### What you should do
Exclude the pictures, then repeat the remaining data exactly.

►

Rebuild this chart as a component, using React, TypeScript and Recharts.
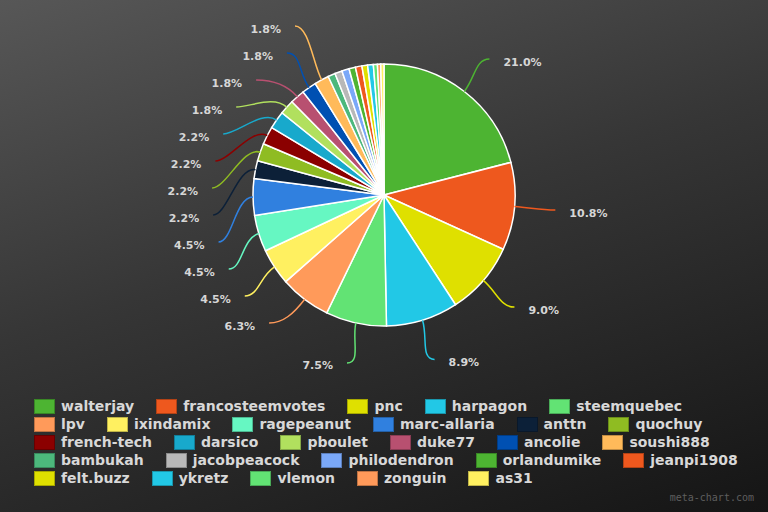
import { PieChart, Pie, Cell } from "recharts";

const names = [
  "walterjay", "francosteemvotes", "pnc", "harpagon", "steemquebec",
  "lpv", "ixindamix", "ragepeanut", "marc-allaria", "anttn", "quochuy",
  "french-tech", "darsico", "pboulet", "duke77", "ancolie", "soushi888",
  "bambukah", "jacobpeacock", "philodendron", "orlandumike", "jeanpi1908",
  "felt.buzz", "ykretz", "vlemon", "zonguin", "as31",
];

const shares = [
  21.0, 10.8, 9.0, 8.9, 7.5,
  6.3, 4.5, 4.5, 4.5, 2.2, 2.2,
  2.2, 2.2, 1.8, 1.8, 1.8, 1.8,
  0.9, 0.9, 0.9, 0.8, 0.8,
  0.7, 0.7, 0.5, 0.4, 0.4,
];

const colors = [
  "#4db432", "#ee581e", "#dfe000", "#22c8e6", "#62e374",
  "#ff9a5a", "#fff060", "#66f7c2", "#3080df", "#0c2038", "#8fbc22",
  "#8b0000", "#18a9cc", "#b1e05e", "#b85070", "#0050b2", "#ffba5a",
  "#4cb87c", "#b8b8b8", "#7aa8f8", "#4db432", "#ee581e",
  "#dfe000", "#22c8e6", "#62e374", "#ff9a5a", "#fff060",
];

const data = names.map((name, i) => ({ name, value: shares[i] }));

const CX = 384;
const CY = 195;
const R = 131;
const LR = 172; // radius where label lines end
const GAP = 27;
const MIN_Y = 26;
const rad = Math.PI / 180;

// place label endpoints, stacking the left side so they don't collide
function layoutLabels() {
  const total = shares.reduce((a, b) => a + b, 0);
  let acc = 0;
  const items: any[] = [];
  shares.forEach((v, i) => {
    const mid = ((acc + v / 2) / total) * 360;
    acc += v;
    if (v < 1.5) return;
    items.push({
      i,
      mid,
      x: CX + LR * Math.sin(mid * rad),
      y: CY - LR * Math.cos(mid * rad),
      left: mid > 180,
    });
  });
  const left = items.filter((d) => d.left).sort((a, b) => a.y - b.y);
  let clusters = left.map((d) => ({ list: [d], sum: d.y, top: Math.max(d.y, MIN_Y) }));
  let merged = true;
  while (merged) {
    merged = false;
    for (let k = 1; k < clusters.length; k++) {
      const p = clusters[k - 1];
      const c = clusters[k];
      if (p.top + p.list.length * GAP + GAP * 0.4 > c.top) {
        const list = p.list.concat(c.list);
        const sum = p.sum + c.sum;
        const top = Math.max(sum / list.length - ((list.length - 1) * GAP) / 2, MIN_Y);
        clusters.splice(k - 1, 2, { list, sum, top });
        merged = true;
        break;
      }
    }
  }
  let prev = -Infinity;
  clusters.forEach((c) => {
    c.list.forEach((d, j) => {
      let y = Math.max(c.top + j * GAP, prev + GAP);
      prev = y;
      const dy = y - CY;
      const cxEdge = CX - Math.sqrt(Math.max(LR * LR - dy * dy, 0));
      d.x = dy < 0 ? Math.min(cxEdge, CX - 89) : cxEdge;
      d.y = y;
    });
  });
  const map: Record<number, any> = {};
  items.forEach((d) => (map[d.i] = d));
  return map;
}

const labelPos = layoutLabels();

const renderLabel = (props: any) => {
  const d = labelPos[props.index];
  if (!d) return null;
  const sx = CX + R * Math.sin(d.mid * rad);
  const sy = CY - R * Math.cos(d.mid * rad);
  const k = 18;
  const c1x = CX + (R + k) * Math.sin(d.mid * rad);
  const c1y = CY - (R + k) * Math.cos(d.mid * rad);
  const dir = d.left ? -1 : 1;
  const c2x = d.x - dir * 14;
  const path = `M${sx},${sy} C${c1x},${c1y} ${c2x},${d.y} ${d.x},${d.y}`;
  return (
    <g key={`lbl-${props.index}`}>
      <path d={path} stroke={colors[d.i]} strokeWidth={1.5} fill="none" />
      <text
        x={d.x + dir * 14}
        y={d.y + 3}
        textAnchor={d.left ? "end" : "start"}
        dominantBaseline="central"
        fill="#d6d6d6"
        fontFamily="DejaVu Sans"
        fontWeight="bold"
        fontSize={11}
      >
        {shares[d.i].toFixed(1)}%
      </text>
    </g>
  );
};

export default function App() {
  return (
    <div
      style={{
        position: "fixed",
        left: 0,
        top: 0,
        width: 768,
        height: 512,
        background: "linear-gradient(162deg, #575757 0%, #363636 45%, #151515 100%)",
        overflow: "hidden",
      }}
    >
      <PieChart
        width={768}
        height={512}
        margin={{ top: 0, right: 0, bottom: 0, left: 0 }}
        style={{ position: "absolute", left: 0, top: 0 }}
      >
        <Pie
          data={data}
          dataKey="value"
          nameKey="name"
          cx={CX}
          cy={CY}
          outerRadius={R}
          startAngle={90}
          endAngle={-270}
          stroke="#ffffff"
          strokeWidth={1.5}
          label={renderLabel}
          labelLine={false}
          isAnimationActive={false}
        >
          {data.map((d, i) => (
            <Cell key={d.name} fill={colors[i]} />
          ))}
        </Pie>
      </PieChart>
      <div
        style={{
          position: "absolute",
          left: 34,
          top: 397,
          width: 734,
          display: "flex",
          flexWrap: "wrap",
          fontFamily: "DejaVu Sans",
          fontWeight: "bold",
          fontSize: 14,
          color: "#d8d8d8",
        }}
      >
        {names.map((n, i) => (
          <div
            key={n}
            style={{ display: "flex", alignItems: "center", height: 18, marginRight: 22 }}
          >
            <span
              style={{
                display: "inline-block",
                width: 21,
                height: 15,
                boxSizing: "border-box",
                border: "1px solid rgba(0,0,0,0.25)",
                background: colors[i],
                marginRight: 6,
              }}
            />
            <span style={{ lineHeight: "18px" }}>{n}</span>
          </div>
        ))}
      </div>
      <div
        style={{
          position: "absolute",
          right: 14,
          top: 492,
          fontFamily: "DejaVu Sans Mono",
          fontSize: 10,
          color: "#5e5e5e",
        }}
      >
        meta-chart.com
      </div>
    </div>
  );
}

◄

### Full answer
Rebuild this chart as a component, using React, TypeScript and Recharts.
import { PieChart, Pie, Cell } from "recharts";

const names = [
  "walterjay", "francosteemvotes", "pnc", "harpagon", "steemquebec",
  "lpv", "ixindamix", "ragepeanut", "marc-allaria", "anttn", "quochuy",
  "french-tech", "darsico", "pboulet", "duke77", "ancolie", "soushi888",
  "bambukah", "jacobpeacock", "philodendron", "orlandumike", "jeanpi1908",
  "felt.buzz", "ykretz", "vlemon", "zonguin", "as31",
];

const shares = [
  21.0, 10.8, 9.0, 8.9, 7.5,
  6.3, 4.5, 4.5, 4.5, 2.2, 2.2,
  2.2, 2.2, 1.8, 1.8, 1.8, 1.8,
  0.9, 0.9, 0.9, 0.8, 0.8,
  0.7, 0.7, 0.5, 0.4, 0.4,
];

const colors = [
  "#4db432", "#ee581e", "#dfe000", "#22c8e6", "#62e374",
  "#ff9a5a", "#fff060", "#66f7c2", "#3080df", "#0c2038", "#8fbc22",
  "#8b0000", "#18a9cc", "#b1e05e", "#b85070", "#0050b2", "#ffba5a",
  "#4cb87c", "#b8b8b8", "#7aa8f8", "#4db432", "#ee581e",
  "#dfe000", "#22c8e6", "#62e374", "#ff9a5a", "#fff060",
];

const data = names.map((name, i) => ({ name, value: shares[i] }));

const CX = 384;
const CY = 195;
const R = 131;
const LR = 172; // radius where label lines end
const GAP = 27;
const MIN_Y = 26;
const rad = Math.PI / 180;

// place label endpoints, stacking the left side so they don't collide
function layoutLabels() {
  const total = shares.reduce((a, b) => a + b, 0);
  let acc = 0;
  const items: any[] = [];
  shares.forEach((v, i) => {
    const mid = ((acc + v / 2) / total) * 360;
    acc += v;
    if (v < 1.5) return;
    items.push({
      i,
      mid,
      x: CX + LR * Math.sin(mid * rad),
      y: CY - LR * Math.cos(mid * rad),
      left: mid > 180,
    });
  });
  const left = items.filter((d) => d.left).sort((a, b) => a.y - b.y);
  let clusters = left.map((d) => ({ list: [d], sum: d.y, top: Math.max(d.y, MIN_Y) }));
  let merged = true;
  while (merged) {
    merged = false;
    for (let k = 1; k < clusters.length; k++) {
      const p = clusters[k - 1];
      const c = clusters[k];
      if (p.top + p.list.length * GAP + GAP * 0.4 > c.top) {
        const list = p.list.concat(c.list);
        const sum = p.sum + c.sum;
        const top = Math.max(sum / list.length - ((list.length - 1) * GAP) / 2, MIN_Y);
        clusters.splice(k - 1, 2, { list, sum, top });
        merged = true;
        break;
      }
    }
  }
  let prev = -Infinity;
  clusters.forEach((c) => {
    c.list.forEach((d, j) => {
      let y = Math.max(c.top + j * GAP, prev + GAP);
      prev = y;
      const dy = y - CY;
      const cxEdge = CX - Math.sqrt(Math.max(LR * LR - dy * dy, 0));
      d.x = dy < 0 ? Math.min(cxEdge, CX - 89) : cxEdge;
      d.y = y;
    });
  });
  const map: Record<number, any> = {};
  items.forEach((d) => (map[d.i] = d));
  return map;
}

const labelPos = layoutLabels();

const renderLabel = (props: any) => {
  const d = labelPos[props.index];
  if (!d) return null;
  const sx = CX + R * Math.sin(d.mid * rad);
  const sy = CY - R * Math.cos(d.mid * rad);
  const k = 18;
  const c1x = CX + (R + k) * Math.sin(d.mid * rad);
  const c1y = CY - (R + k) * Math.cos(d.mid * rad);
  const dir = d.left ? -1 : 1;
  const c2x = d.x - dir * 14;
  const path = `M${sx},${sy} C${c1x},${c1y} ${c2x},${d.y} ${d.x},${d.y}`;
  return (
    <g key={`lbl-${props.index}`}>
      <path d={path} stroke={colors[d.i]} strokeWidth={1.5} fill="none" />
      <text
        x={d.x + dir * 14}
        y={d.y + 3}
        textAnchor={d.left ? "end" : "start"}
        dominantBaseline="central"
        fill="#d6d6d6"
        fontFamily="DejaVu Sans"
        fontWeight="bold"
        fontSize={11}
      >
        {shares[d.i].toFixed(1)}%
      </text>
    </g>
  );
};

export default function App() {
  return (
    <div
      style={{
        position: "fixed",
        left: 0,
        top: 0,
        width: 768,
        height: 512,
        background: "linear-gradient(162deg, #575757 0%, #363636 45%, #151515 100%)",
        overflow: "hidden",
      }}
    >
      <PieChart
        width={768}
        height={512}
        margin={{ top: 0, right: 0, bottom: 0, left: 0 }}
        style={{ position: "absolute", left: 0, top: 0 }}
      >
        <Pie
          data={data}
          dataKey="value"
          nameKey="name"
          cx={CX}
          cy={CY}
          outerRadius={R}
          startAngle={90}
          endAngle={-270}
          stroke="#ffffff"
          strokeWidth={1.5}
          label={renderLabel}
          labelLine={false}
          isAnimationActive={false}
        >
          {data.map((d, i) => (
            <Cell key={d.name} fill={colors[i]} />
          ))}
        </Pie>
      </PieChart>
      <div
        style={{
          position: "absolute",
          left: 34,
          top: 397,
          width: 734,
          display: "flex",
          flexWrap: "wrap",
          fontFamily: "DejaVu Sans",
          fontWeight: "bold",
          fontSize: 14,
          color: "#d8d8d8",
        }}
      >
        {names.map((n, i) => (
          <div
            key={n}
            style={{ display: "flex", alignItems: "center", height: 18, marginRight: 22 }}
          >
            <span
              style={{
                display: "inline-block",
                width: 21,
                height: 15,
                boxSizing: "border-box",
                border: "1px solid rgba(0,0,0,0.25)",
                background: colors[i],
                marginRight: 6,
              }}
            />
            <span style={{ lineHeight: "18px" }}>{n}</span>
          </div>
        ))}
      </div>
      <div
        style={{
          position: "absolute",
          right: 14,
          top: 492,
          fontFamily: "DejaVu Sans Mono",
          fontSize: 10,
          color: "#5e5e5e",
        }}
      >
        meta-chart.com
      </div>
    </div>
  );
}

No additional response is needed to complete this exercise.